In the records below, find the line containing "Write the Observable" and the line containing "const data2026 = categories.map((c, i)". Give again exactly those lines and every line between them, omitting the pictures.

**Data in this exercise:**
..........

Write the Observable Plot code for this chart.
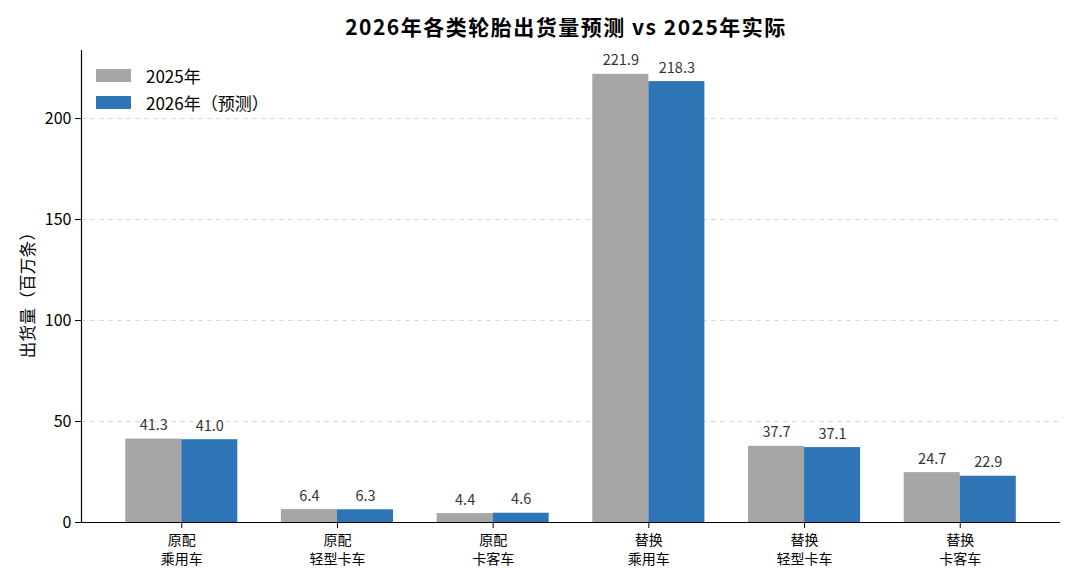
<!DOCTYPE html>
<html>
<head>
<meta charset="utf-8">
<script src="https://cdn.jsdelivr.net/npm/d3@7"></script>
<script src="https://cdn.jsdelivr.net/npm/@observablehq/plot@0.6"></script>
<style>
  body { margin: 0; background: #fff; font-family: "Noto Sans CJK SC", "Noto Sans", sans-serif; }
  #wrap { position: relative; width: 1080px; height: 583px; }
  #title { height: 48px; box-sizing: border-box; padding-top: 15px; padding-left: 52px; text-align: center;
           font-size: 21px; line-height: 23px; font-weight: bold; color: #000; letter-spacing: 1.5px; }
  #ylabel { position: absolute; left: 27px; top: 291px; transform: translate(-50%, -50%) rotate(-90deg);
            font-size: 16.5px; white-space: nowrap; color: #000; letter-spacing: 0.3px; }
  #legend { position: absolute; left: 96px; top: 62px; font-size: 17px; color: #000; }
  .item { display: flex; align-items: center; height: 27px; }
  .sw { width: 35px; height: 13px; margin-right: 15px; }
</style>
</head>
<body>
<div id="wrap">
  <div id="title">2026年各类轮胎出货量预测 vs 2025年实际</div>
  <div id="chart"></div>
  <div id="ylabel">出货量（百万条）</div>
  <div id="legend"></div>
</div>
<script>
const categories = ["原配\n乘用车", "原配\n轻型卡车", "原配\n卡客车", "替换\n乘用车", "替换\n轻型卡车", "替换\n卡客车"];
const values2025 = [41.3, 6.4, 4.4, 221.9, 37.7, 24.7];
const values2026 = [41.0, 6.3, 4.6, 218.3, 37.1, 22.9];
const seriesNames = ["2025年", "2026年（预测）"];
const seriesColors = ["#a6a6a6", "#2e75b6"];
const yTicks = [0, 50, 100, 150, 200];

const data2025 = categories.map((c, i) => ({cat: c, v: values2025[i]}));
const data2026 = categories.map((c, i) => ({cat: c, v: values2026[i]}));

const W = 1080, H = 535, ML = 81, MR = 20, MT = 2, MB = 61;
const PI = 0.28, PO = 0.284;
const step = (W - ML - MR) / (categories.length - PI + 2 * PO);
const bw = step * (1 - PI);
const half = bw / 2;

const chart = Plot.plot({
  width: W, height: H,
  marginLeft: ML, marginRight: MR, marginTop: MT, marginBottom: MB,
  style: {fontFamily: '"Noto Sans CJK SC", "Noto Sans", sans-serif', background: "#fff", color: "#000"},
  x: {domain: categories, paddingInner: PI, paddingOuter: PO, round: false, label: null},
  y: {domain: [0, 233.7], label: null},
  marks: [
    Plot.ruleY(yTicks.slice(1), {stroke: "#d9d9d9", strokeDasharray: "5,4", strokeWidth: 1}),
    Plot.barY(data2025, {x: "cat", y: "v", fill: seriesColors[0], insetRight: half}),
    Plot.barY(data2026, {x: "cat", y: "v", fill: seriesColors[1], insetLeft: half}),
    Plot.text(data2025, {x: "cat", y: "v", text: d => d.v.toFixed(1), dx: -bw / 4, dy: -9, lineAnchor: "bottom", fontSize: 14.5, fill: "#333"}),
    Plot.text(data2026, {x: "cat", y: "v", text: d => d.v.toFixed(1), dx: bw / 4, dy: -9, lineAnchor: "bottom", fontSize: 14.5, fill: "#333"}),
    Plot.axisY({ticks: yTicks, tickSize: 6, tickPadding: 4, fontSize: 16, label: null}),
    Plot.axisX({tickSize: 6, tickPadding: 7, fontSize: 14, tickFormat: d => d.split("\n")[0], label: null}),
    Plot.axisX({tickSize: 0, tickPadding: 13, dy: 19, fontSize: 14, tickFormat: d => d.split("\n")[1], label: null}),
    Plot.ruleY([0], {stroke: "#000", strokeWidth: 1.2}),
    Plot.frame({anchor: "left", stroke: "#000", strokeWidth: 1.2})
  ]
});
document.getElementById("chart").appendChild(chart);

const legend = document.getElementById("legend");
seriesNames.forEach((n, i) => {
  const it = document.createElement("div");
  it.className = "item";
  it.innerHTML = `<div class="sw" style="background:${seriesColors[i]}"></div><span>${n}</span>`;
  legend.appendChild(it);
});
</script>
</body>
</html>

..........

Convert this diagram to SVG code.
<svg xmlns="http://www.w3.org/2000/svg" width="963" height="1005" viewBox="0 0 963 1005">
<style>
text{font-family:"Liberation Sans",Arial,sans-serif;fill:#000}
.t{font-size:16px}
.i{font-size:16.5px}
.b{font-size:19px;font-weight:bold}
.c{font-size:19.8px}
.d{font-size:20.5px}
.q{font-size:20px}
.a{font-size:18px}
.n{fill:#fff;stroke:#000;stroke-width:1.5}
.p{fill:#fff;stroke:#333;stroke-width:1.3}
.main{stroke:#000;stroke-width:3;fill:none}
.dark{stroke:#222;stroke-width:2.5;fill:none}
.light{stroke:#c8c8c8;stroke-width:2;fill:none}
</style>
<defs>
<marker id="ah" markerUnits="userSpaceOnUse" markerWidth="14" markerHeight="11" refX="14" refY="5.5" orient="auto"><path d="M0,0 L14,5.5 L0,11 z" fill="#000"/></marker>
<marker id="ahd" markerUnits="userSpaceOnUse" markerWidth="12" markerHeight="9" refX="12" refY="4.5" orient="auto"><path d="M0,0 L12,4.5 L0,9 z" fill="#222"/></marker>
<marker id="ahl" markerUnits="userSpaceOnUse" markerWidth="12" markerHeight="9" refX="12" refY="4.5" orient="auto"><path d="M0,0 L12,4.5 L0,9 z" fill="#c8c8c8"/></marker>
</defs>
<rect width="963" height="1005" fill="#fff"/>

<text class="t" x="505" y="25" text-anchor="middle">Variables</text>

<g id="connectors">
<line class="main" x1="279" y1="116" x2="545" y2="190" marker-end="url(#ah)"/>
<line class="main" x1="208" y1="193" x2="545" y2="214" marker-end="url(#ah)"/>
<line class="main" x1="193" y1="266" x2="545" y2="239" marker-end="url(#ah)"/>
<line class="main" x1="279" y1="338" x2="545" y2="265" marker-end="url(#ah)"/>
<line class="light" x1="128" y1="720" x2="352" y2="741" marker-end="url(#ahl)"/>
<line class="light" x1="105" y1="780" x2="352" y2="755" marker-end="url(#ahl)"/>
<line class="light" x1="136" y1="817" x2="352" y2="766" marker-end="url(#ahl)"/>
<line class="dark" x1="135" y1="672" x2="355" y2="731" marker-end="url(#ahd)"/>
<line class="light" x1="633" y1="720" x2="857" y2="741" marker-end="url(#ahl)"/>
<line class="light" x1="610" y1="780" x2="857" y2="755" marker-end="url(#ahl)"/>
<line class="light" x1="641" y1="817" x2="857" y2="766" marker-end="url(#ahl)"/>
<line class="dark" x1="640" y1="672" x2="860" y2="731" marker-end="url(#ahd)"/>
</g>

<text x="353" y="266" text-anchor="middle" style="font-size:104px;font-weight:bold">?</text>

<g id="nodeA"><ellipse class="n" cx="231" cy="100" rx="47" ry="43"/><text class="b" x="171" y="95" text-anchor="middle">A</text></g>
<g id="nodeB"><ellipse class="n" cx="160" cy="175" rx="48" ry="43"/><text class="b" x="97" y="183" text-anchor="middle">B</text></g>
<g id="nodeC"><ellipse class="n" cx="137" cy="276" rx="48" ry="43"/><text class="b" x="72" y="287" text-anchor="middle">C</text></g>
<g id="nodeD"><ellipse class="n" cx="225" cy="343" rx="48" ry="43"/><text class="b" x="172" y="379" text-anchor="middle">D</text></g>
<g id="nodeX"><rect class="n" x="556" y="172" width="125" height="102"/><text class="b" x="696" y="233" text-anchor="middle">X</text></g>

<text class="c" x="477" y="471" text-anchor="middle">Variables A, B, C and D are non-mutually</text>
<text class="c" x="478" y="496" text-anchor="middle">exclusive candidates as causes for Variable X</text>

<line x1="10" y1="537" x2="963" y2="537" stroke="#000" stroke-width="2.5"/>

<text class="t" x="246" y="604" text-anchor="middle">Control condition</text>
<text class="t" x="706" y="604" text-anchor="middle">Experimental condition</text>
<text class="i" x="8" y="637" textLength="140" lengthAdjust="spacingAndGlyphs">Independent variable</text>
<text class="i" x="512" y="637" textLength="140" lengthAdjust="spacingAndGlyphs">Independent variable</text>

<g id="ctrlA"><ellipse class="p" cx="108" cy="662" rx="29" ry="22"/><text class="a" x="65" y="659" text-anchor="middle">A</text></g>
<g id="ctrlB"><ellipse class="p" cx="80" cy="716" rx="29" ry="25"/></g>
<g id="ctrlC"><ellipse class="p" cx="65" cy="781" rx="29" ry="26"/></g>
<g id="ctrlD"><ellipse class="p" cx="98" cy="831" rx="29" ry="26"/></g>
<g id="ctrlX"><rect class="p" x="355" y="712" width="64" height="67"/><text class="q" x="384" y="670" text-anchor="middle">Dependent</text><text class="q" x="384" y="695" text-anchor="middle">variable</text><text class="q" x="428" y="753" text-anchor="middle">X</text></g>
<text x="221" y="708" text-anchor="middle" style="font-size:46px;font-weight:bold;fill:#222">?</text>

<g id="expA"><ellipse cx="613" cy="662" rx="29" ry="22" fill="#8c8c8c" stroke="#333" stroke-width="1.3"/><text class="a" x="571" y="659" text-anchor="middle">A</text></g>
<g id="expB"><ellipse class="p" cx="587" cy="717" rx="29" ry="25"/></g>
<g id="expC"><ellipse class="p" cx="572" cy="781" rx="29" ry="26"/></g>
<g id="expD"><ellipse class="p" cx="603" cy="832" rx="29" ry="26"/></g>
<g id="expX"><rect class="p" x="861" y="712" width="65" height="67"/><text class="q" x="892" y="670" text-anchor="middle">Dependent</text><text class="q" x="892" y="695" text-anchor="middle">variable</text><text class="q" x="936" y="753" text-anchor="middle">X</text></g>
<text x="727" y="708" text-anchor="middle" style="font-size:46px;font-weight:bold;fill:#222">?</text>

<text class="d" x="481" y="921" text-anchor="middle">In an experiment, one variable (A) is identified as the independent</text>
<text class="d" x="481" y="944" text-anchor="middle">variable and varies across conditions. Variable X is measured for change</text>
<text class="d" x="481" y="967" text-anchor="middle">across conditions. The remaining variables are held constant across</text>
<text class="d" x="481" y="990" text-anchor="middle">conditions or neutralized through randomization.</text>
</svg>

..........

**Response:**
Write the Observable Plot code for this chart.
<!DOCTYPE html>
<html>
<head>
<meta charset="utf-8">
<script src="https://cdn.jsdelivr.net/npm/d3@7"></script>
<script src="https://cdn.jsdelivr.net/npm/@observablehq/plot@0.6"></script>
<style>
  body { margin: 0; background: #fff; font-family: "Noto Sans CJK SC", "Noto Sans", sans-serif; }
  #wrap { position: relative; width: 1080px; height: 583px; }
  #title { height: 48px; box-sizing: border-box; padding-top: 15px; padding-left: 52px; text-align: center;
           font-size: 21px; line-height: 23px; font-weight: bold; color: #000; letter-spacing: 1.5px; }
  #ylabel { position: absolute; left: 27px; top: 291px; transform: translate(-50%, -50%) rotate(-90deg);
            font-size: 16.5px; white-space: nowrap; color: #000; letter-spacing: 0.3px; }
  #legend { position: absolute; left: 96px; top: 62px; font-size: 17px; color: #000; }
  .item { display: flex; align-items: center; height: 27px; }
  .sw { width: 35px; height: 13px; margin-right: 15px; }
</style>
</head>
<body>
<div id="wrap">
  <div id="title">2026年各类轮胎出货量预测 vs 2025年实际</div>
  <div id="chart"></div>
  <div id="ylabel">出货量（百万条）</div>
  <div id="legend"></div>
</div>
<script>
const categories = ["原配\n乘用车", "原配\n轻型卡车", "原配\n卡客车", "替换\n乘用车", "替换\n轻型卡车", "替换\n卡客车"];
const values2025 = [41.3, 6.4, 4.4, 221.9, 37.7, 24.7];
const values2026 = [41.0, 6.3, 4.6, 218.3, 37.1, 22.9];
const seriesNames = ["2025年", "2026年（预测）"];
const seriesColors = ["#a6a6a6", "#2e75b6"];
const yTicks = [0, 50, 100, 150, 200];

const data2025 = categories.map((c, i) => ({cat: c, v: values2025[i]}));
const data2026 = categories.map((c, i) => ({cat: c, v: values2026[i]}));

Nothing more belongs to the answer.